What would a visit to Adelaide be without a visit to the Barossa, and more especially – Maggie Beer’s Farm Shop.
We had a short drive up into the Barossa yesterday. Not many cellar doors seemed to be open, but we didn’t call in to the tourist information for details of cellar door openings and good wineries to visit. That’s saved for the next visit, and there will definitely be another visit.
Uppermost in our minds yesterday was the long awaited visit to Maggie Beer’s Farm Shop. For overseas visitors to this site, Maggie Beer is somewhat of an Australian cooking icon. She has her own farm in the Barossa and started out making a name for herself cooking and selling Pheasant products, and in particular I think her starting point on the way to fame and fortune was her signature Pheasant Pate’.
Her warm and larger than life personality has endeared her to the Australian public, and she has been the cooking host of many a TV cooking show. Her cooking style and dishes she presents I’m sure are very contributory to the expansion of many an Australian waistline, not least of which is mine. I doubt there would be a self professed ‘home cook’ in Australia who doesn’t hold at least one Maggie Beer cook book amongst their collection.
Maggie is to Australia what Nigella is to England, only instead of Nigella’s Sensuality, Maggie has an all ‘good neighbour’ image, and conjures up images of baskets of warm home made scones being delivered to any new arrival in the neighbourhood. Her food style is good and honest without pretentiousness, but inspiring for would be home cooks to try out new ingredients and new styles of cooking.

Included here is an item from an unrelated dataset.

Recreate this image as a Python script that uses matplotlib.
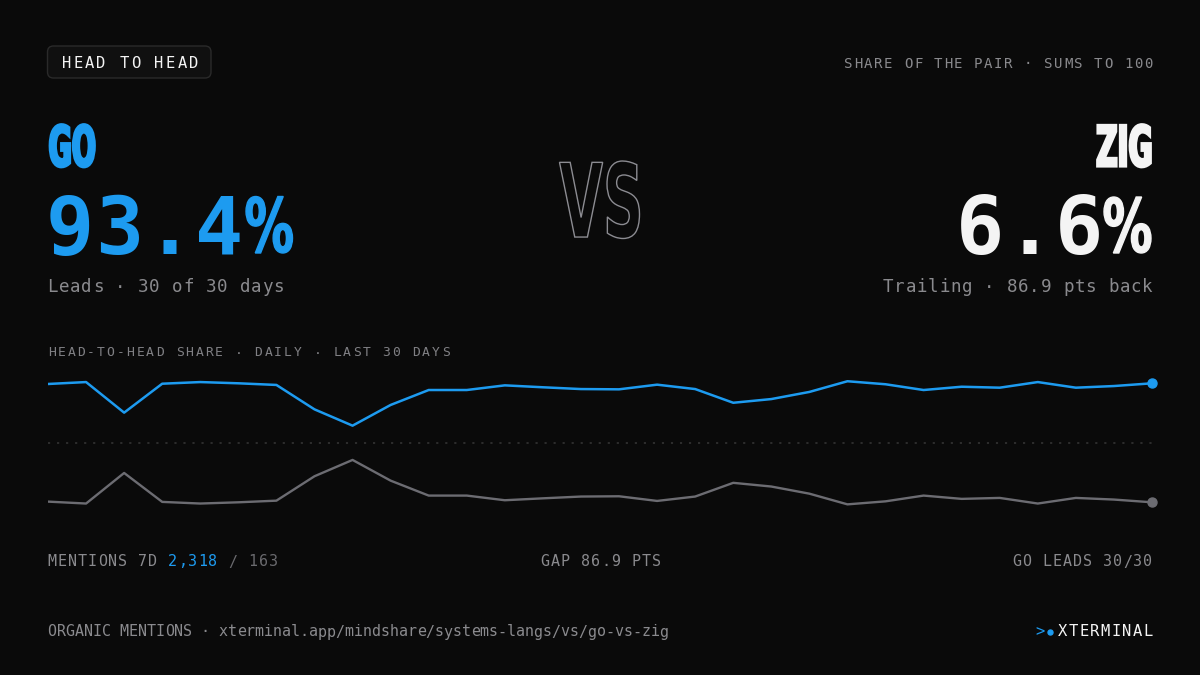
import numpy as np
import matplotlib
matplotlib.use("Agg")
import matplotlib.pyplot as plt
from matplotlib.textpath import TextPath
from matplotlib.font_manager import FontProperties
from matplotlib.patches import PathPatch, FancyBboxPatch
from matplotlib.transforms import Affine2D

# daily head-to-head share, last 30 days (go + zig = 100)
days = np.arange(1, 31)
go_share = [92.9, 94.3, 72.0, 93.1, 94.3, 93.4, 92.2, 74.4, 62.5, 77.6,
            88.5, 88.5, 91.9, 90.5, 89.2, 89.0, 92.4, 89.2, 79.2, 81.9,
            87.1, 94.9, 92.7, 88.5, 90.9, 90.2, 94.3, 90.2, 91.4, 93.4]
zig_share = [7.1, 5.7, 28.0, 6.9, 5.7, 6.6, 7.8, 25.6, 37.5, 22.4,
             11.5, 11.5, 8.1, 9.5, 10.8, 11.0, 7.6, 10.8, 20.8, 18.1,
             12.9, 5.1, 7.3, 11.5, 9.1, 9.8, 5.7, 9.8, 8.6, 6.6]

go_num = "93.4"
zig_num = "6.6"
go_mentions = "2,318"
zig_mentions = "163"

BG = '#0a0a0a'
BLUE = '#1d9bf0'
WHITE = '#f4f4f4'
GREY = '#8a8a8e'
DIM = '#6a6a6e'
LINEGREY = '#6c6c72'
MONO = ['DejaVu Sans Mono', 'DejaVu Sans']

fig = plt.figure(figsize=(12, 6.75), dpi=100, facecolor=BG)
bg = fig.add_axes([0, 0, 1, 1])
bg.set_xlim(0, 1200)
bg.set_ylim(675, 0)
bg.axis('off')
bg.set_facecolor(BG)


def mono(x, y, segs, size, adv, ha='left', weight='normal'):
    # monospace text with tracking, one glyph per cell
    if isinstance(segs, str):
        segs = [(segs, GREY)]
    chars = []
    for s, c in segs:
        chars += [(ch, c) for ch in s]
    n = len(chars)
    gw = 0.55 * size
    if ha == 'left':
        c0 = x + gw / 2
    elif ha == 'right':
        c0 = x - gw / 2 - (n - 1) * adv
    else:
        c0 = x - (n - 1) * adv / 2
    for i, (ch, c) in enumerate(chars):
        if ch == ' ':
            continue
        bg.text(c0 + i * adv, y, ch, fontsize=size * 0.72, color=c,
                family=MONO, ha='center', va='baseline', fontweight=weight)


def block_word(s, x0, y0, x1, y1, face, edge, lw):
    tp = TextPath((0, 0), s, size=100,
                  prop=FontProperties(family='DejaVu Sans', weight='bold'))
    ext = tp.get_extents()
    tr = (Affine2D().translate(-ext.x0, -ext.y0)
          .scale((x1 - x0) / ext.width, -(y1 - y0) / ext.height)
          .translate(x0, y1))
    bg.add_patch(PathPatch(tr.transform_path(tp), facecolor=face,
                           edgecolor=edge, lw=lw, joinstyle='miter'))


# header
bg.add_patch(FancyBboxPatch((47.5, 46), 163.5, 32, boxstyle="round,pad=0,rounding_size=6",
                            facecolor='#101010', edgecolor='#2a2a2a', lw=1))
mono(62, 68.5, [("HEAD TO HEAD", WHITE)], 15.5, 11.6)
mono(1152, 68.5, "SHARE OF THE PAIR · SUMS TO 100", 14, 10.0, ha='right')

# names
block_word("GO", 50, 124.5, 94.5, 167, BLUE, BLUE, 2.0)
block_word("ZIG", 1097.5, 124.5, 1150.5, 167, WHITE, WHITE, 2.0)
block_word("VS", 559.5, 161, 639.5, 238.5, 'none', '#8c8c92', 1.0)

# big numbers
mono(48, 254, [(go_num, BLUE)], 80, 49.6, weight='bold')
block_word("%", 246, 196.5, 292.5, 253, BLUE, BLUE, 1.0)
mono(1101, 254, [(zig_num, WHITE)], 80, 49.6, ha='right', weight='bold')
block_word("%", 1104, 197, 1151, 253, WHITE, WHITE, 1.0)

mono(48, 292.5, "Leads · 30 of 30 days", 17.5, 11.3)
mono(1152, 292.5, "Trailing · 86.9 pts back", 17.5, 11.26, ha='right')

mono(48, 356.5, [("HEAD-TO-HEAD SHARE · DAILY · LAST 30 DAYS", '#808084')], 13, 9.85)

# line chart
ax = fig.add_axes([48 / 1200, 1 - 515.6 / 675, 1104 / 1200, 145.6 / 675])
ax.set_facecolor('none')
ax.axis('off')
ax.set_xlim(days[0], days[-1])
ax.set_ylim(-3.1, 103.1)
ax.axhline(50, color='#303030', lw=1.3, ls=(0, (1.2, 3.8)))
ax.plot(days, zig_share, color=LINEGREY, lw=1.7)
ax.plot(days, go_share, color=BLUE, lw=1.8)
ax.plot(days[-1], zig_share[-1], 'o', ms=6.5, color=LINEGREY, clip_on=False)
ax.plot(days[-1], go_share[-1], 'o', ms=6.5, color=BLUE, clip_on=False)

# footer stats
mono(48, 566.5, [("MENTIONS 7D ", GREY), (go_mentions, BLUE), (" / ", DIM), (zig_mentions, DIM)], 15, 10.05)
mono(600.5, 566.5, "GAP 86.9 PTS", 15, 10.1, ha='center')
mono(1152, 566.5, "GO LEADS 30/30", 15, 10.1, ha='right')

mono(48, 636.5, "ORGANIC MENTIONS · xterminal.app/mindshare/systems-langs/vs/go-vs-zig", 15, 9.0)
mono(1152, 636.5, [("XTERMINAL", WHITE)], 15.5, 10.6, ha='right')
mono(1036, 636.5, [(">", BLUE)], 15.5, 10.6)
bg.plot([1049.5], [631.5], 'o', ms=3.6, color=BLUE)

fig.savefig('out.png', dpi=100, facecolor=BG)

A visit to her farm shop didn’t disappoint. Paul had a game terrine with a side salad for his lunch. I had a delicious mushroom pate’, served with a beautiful warmed, rustic bread roll, a small dish of olive oil topped soft cheese, and a small bowl of freekah salad.
What’s freekah salad, I had to ask, apart from being delicious that is. Apparently freekah is roasted young grains of green wheat. To make it into a salad, mint, parsley, preserved lemons, Maggie’s famous verjuice, and her almost equally famous quince paste are added, along with some other every day ingredients. Needless to say, along with the recipe I also came home with a bag of goodies ready to make it for myself.
Her farm shop is well laid out with jars and bottles of produce and ample spoons for sampling. The sampling did it’s trick and I couldn’t resist adding a jar of salted caramel, some fig and fennel paste, a jar of mustard dried apricots, and some caramelised onions to my bag of Freekah salad ingredients. I’m looking forward to trying some of the caramelised onions and the mustard dried apricots tonight with some left over cold nut roast, and a freekah salad to go with it. Mmmmm!! I’ll live with hungry anticipation all day I’m sure.